The issue, subscription or purchase of shares in Standard Supply is subject to specific legal or regulatory restrictions in certain jurisdictions. Neither Standard Supply nor the Managers assumes any responsibility in the event there is a violation by any person of such restrictions. The distribution of this release may in certain jurisdictions be restricted by law. Persons into whose possession this release comes should inform themselves about and observe any such restrictions. Any failure to comply with these restrictions may constitute a violation of the securities laws of any such jurisdiction.

The Managers are acting for Standard Supply and no one else in connection with the potential Private Placement in the Company and will not be responsible to anyone other than the Company providing the protections afforded to their respective clients or for providing advice in relation to the Private Placement and/or any other matter referred to in this release.
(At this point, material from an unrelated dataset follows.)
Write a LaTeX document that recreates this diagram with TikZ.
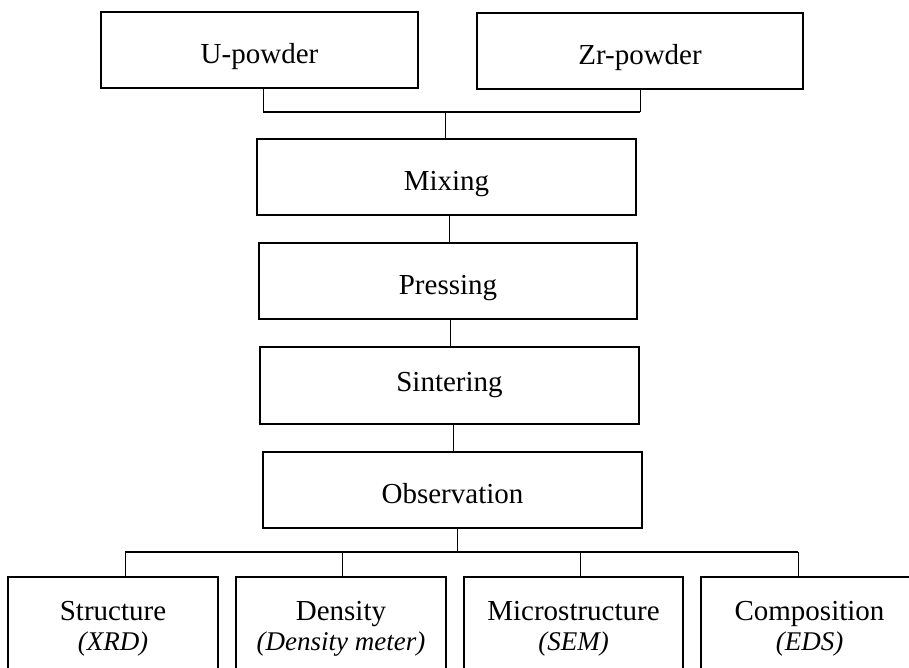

Forward-looking statements: This release and any materials distributed in connection with this release may contain certain forward-looking statements. By their nature, forward-looking statements involve risk and uncertainty because they reflect Standard Supply's current expectations and assumptions as to future events and circumstances that may not prove accurate. A number of material factors could cause actual results and developments to differ materially from those expressed or implied by these forward-looking statements.